Forse non aveva torto un cresimatore che passò per la mia parrocchia e disse ai ragazzi che sorridere è parte non secondaria dell’apostolato. Boston aveva bisogno di un pastore affabile e sicuro per superare una forte depressione. Bisognava “avvicinarsi alle vittime aiutandole in ogni modo possibile, incontrare centinaia di loro e le famiglie per comprendere quanto coloro che sono stati abusati siano stati danneggiati. Pregare per il riposo delle anime di chi si era tolto la vita o è morto di overdose per questo, rimarrà sempre nella mia memoria, così come il desiderio di alcuni di perdonare i colpevoli”, ma anche far ritrovare l’orgoglio di essere cattolici alla sanior pars.
Dietro il sorriso del cardinale si celarono allora un drastico intervento disciplinare, veglie di preghiera nelle parrocchie con il libero intervento delle vittime di abusi, corsi sui sintomi della perversione sessuale e su come denunciarli in tempo alle autorità, una rinnovata pastorale universitaria e sociale in una città in cui 1/3 degli abitanti è straniero e ci sono più di 300.000 studenti.
L’arcidiocesi ripartì dai fondamentali della Fede, non dando più nulla per scontato. Oggi la comunità cattolica è la più forte di Boston, attivissima nella difesa dei valori non negoziabili e dei diritti dei deboli. Da un seminario vuoto si è passati a circa 100 alunni e due nuove fondazioni religiose.
Sorridere non basta, se diventa un sorriso buonista. Il card. O’Malley ci ricorda che la nuova evangelizzazione si nutre di verità, su se stessi e sugli altri. Solo se i cattolici riscoprono la loro vera identità ottengono quello slancio che li rende missionari gioiosi.
A proposito di “operazione verità”, giunge proprio in questi giorni al culmine la vicenda della trascrizione, anche nel Comune di Milano, dei matrimoni gay contratti all’estero.
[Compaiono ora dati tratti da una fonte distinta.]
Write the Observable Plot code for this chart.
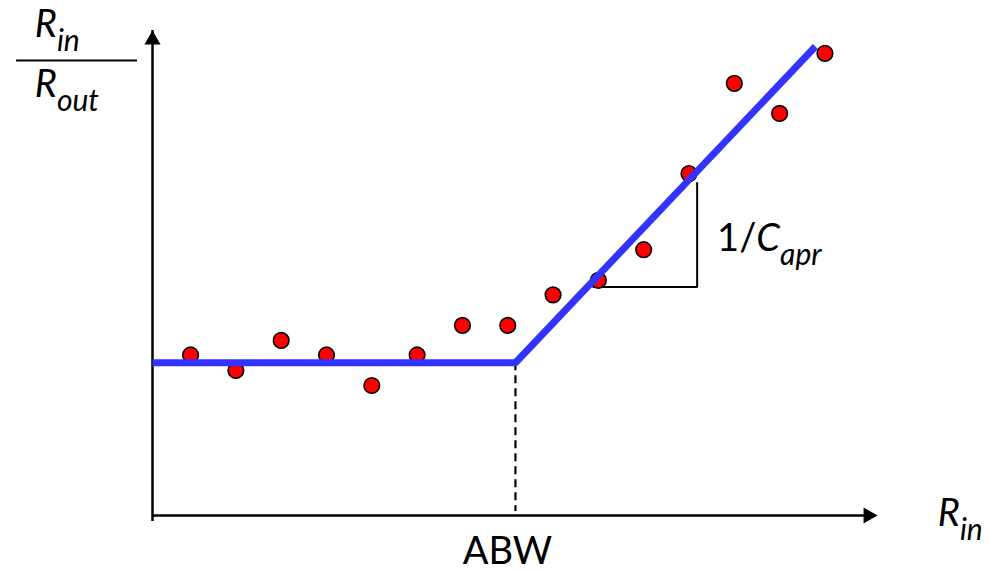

Il ministro Angelino Alfano ha ingiunto ai municipi la cancellazione di tali provvedimenti contra legem, ma il sindaco Giuliano Pisapia, assieme a Virginio Merola di Bologna, capitana il fronte della resistenza all’ordine dei prefetti ed aggiunge provocatoriamente altre sette coppie agli elenchi dell’anagrafe. Il Servizio per la famiglia dell’arcidiocesi ambrosiana reagisce per bocca di un comunicato nel quale, oltre a ribadire che così facendo si genera “un conflitto istituzionale tra organismi con competenze diverse”, auspica “una legislazione adeguata in materia di famiglia che sappia tutelare i diritti di tutti e rispettare la natura delle cose. Ai termini “famiglia” e “matrimonio” la definizione della realtà dell’unione stabile di un uomo e una donna aperta alla vita; per altri tipi di unione altri nomi”. La memoria dei “Dico” e del Family Day (2007) dovrebbe però mettere in guardia da qualsiasi apertura a certo nominalismo, foriero di “giurisprudenza creativa”.